Set exercise ->
Nothing but the lines from the line with "Write a web" to the line with "var pct = function(v)", both included, is to be repeated, and those exactly. Leave out the pictures.

Provided data ->
□ □ □ □

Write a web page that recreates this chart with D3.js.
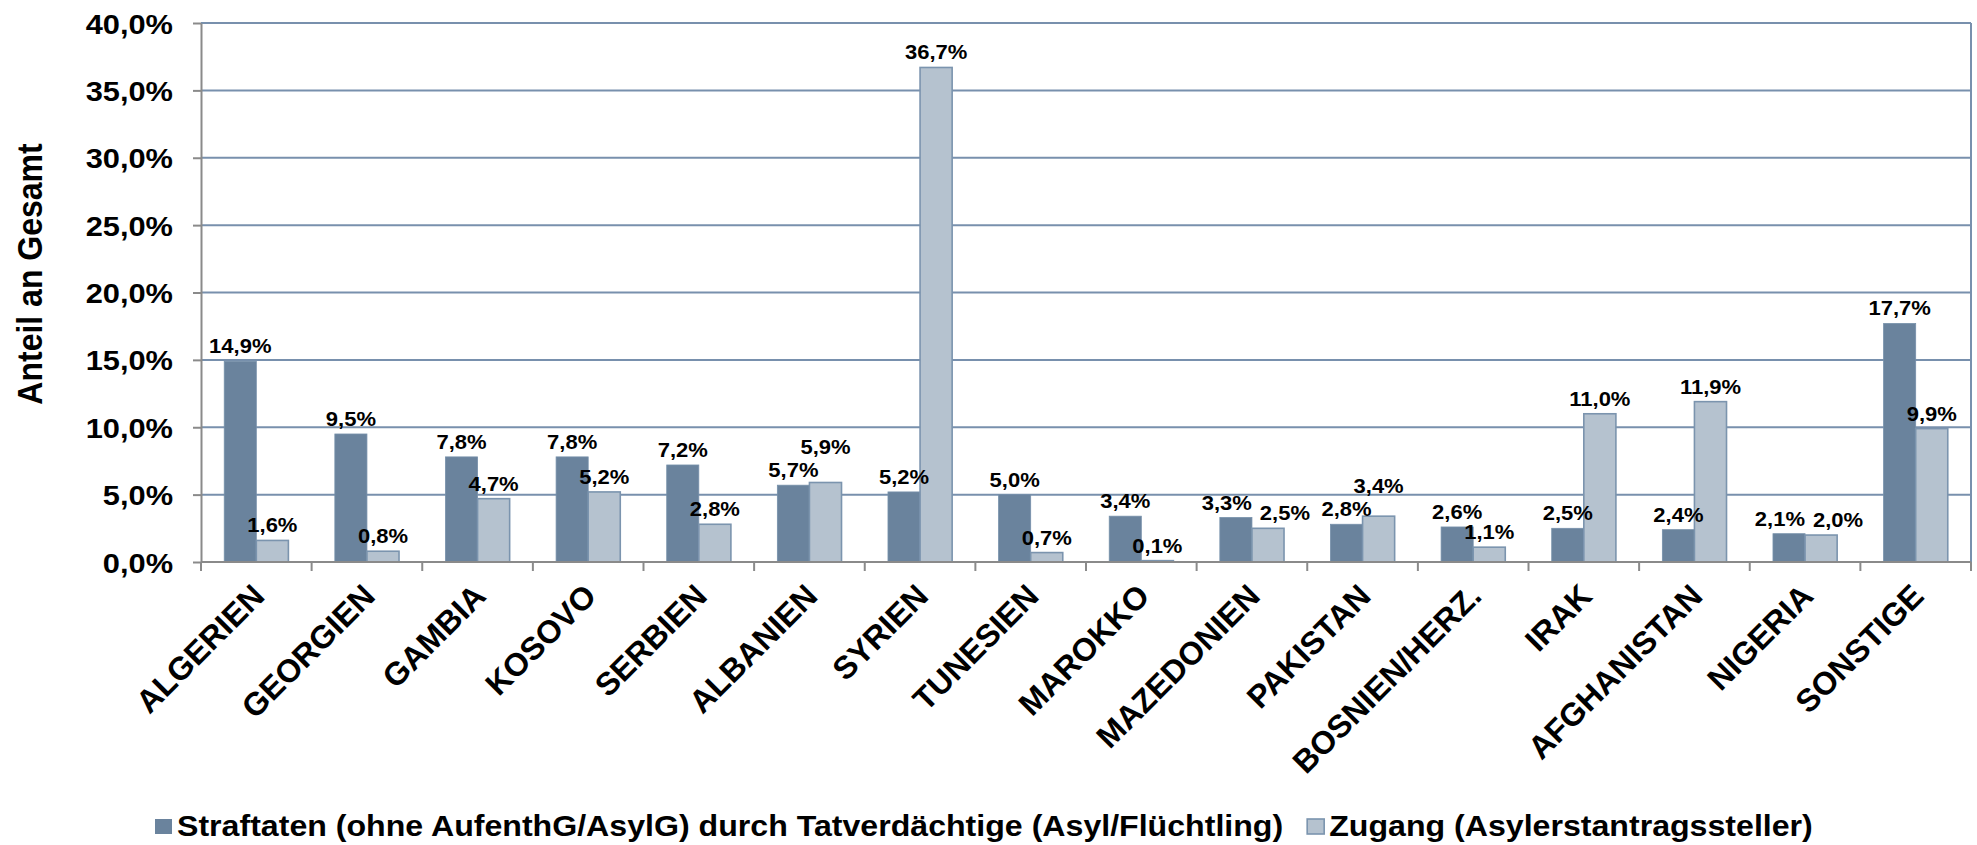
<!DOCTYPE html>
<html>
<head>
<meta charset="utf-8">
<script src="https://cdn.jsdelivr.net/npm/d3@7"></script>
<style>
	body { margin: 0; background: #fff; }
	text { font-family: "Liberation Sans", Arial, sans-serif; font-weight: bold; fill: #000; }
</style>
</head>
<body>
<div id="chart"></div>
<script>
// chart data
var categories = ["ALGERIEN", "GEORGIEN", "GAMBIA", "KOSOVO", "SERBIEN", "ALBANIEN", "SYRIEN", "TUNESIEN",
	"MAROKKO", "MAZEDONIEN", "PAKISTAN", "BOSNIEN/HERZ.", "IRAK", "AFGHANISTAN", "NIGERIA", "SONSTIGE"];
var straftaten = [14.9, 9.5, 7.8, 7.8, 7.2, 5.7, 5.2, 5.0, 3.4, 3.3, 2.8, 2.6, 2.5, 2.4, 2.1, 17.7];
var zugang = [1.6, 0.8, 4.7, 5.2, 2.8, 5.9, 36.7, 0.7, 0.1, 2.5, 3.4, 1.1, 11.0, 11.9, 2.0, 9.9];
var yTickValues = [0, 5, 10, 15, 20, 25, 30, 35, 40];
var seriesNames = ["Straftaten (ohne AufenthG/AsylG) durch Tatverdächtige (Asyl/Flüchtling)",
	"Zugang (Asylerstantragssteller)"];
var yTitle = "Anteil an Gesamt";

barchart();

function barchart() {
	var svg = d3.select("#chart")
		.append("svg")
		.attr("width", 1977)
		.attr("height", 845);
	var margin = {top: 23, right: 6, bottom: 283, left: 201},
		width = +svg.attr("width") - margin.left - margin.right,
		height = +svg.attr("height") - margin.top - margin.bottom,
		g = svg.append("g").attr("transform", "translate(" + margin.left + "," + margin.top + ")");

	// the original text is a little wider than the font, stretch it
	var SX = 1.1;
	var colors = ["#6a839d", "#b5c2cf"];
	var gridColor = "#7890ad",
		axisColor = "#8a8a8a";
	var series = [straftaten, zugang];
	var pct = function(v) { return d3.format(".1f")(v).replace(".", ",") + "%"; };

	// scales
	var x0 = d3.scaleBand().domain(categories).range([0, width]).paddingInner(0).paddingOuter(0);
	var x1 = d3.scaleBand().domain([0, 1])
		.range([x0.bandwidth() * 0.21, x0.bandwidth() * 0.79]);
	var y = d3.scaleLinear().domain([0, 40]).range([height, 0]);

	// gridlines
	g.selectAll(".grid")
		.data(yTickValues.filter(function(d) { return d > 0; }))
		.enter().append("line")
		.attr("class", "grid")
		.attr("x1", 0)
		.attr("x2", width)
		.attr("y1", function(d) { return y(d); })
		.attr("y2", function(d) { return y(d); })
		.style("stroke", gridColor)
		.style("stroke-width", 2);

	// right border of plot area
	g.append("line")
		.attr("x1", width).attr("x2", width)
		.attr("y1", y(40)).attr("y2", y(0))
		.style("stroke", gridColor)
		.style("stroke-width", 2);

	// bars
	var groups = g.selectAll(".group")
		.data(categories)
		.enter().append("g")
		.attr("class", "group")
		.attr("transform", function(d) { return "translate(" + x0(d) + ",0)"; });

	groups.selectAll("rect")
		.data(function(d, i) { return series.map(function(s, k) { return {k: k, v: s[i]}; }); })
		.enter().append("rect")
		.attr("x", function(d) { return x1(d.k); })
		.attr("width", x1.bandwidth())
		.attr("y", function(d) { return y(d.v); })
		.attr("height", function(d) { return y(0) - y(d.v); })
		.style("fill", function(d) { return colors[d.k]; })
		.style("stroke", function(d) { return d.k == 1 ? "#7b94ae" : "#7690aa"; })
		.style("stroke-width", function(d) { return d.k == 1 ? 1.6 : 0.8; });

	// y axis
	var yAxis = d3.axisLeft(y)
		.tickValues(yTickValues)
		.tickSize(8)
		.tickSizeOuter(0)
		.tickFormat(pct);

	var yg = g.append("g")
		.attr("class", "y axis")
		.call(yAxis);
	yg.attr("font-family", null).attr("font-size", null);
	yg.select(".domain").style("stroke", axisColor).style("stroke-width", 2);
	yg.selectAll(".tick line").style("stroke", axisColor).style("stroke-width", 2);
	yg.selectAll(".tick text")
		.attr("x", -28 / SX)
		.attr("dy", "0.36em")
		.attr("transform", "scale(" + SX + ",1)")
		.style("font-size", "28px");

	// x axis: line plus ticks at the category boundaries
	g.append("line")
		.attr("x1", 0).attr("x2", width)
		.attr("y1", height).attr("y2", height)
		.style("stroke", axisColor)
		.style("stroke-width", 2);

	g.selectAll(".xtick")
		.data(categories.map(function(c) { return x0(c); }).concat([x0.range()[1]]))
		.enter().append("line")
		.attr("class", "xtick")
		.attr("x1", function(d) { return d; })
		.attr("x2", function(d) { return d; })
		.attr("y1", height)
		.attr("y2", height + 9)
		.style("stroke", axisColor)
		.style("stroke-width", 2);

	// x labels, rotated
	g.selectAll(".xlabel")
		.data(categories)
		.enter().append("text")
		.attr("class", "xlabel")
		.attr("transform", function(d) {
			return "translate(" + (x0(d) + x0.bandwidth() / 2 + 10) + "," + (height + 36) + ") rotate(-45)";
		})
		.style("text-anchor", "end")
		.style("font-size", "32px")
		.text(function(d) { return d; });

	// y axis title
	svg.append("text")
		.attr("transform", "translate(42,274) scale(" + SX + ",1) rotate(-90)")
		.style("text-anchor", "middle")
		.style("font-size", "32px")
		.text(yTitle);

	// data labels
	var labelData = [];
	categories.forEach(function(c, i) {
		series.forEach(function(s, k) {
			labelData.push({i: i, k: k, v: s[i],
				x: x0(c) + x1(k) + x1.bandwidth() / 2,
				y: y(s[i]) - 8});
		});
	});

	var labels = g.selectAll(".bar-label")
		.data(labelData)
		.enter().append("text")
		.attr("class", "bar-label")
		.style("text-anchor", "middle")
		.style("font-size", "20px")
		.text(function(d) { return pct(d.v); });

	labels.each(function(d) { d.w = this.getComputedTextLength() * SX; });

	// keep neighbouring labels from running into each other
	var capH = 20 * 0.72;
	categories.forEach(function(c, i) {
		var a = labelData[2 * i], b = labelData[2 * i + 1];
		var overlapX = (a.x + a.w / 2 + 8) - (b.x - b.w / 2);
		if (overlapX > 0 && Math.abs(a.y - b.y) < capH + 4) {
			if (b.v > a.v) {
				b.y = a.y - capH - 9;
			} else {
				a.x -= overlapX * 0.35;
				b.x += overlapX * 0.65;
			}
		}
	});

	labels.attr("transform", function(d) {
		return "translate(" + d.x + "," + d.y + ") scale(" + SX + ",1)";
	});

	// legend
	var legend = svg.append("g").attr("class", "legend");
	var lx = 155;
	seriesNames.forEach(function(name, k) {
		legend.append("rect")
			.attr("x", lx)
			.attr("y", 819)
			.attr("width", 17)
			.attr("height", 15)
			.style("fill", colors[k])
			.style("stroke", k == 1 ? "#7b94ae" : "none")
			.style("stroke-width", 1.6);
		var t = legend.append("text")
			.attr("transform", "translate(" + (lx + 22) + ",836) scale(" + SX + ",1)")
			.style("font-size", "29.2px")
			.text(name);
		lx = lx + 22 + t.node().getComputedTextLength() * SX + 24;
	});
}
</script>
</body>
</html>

□ □ □ □

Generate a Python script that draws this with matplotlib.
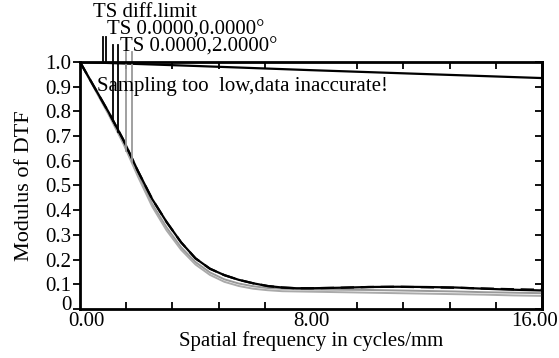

□ □ □ □

Result below ->
Write a web page that recreates this chart with D3.js.
<!DOCTYPE html>
<html>
<head>
<meta charset="utf-8">
<script src="https://cdn.jsdelivr.net/npm/d3@7"></script>
<style>
	body { margin: 0; background: #fff; }
	text { font-family: "Liberation Sans", Arial, sans-serif; font-weight: bold; fill: #000; }
</style>
</head>
<body>
<div id="chart"></div>
<script>
// chart data
var categories = ["ALGERIEN", "GEORGIEN", "GAMBIA", "KOSOVO", "SERBIEN", "ALBANIEN", "SYRIEN", "TUNESIEN",
	"MAROKKO", "MAZEDONIEN", "PAKISTAN", "BOSNIEN/HERZ.", "IRAK", "AFGHANISTAN", "NIGERIA", "SONSTIGE"];
var straftaten = [14.9, 9.5, 7.8, 7.8, 7.2, 5.7, 5.2, 5.0, 3.4, 3.3, 2.8, 2.6, 2.5, 2.4, 2.1, 17.7];
var zugang = [1.6, 0.8, 4.7, 5.2, 2.8, 5.9, 36.7, 0.7, 0.1, 2.5, 3.4, 1.1, 11.0, 11.9, 2.0, 9.9];
var yTickValues = [0, 5, 10, 15, 20, 25, 30, 35, 40];
var seriesNames = ["Straftaten (ohne AufenthG/AsylG) durch Tatverdächtige (Asyl/Flüchtling)",
	"Zugang (Asylerstantragssteller)"];
var yTitle = "Anteil an Gesamt";

barchart();

function barchart() {
	var svg = d3.select("#chart")
		.append("svg")
		.attr("width", 1977)
		.attr("height", 845);
	var margin = {top: 23, right: 6, bottom: 283, left: 201},
		width = +svg.attr("width") - margin.left - margin.right,
		height = +svg.attr("height") - margin.top - margin.bottom,
		g = svg.append("g").attr("transform", "translate(" + margin.left + "," + margin.top + ")");

	// the original text is a little wider than the font, stretch it
	var SX = 1.1;
	var colors = ["#6a839d", "#b5c2cf"];
	var gridColor = "#7890ad",
		axisColor = "#8a8a8a";
	var series = [straftaten, zugang];
	var pct = function(v) { return d3.format(".1f")(v).replace(".", ",") + "%"; };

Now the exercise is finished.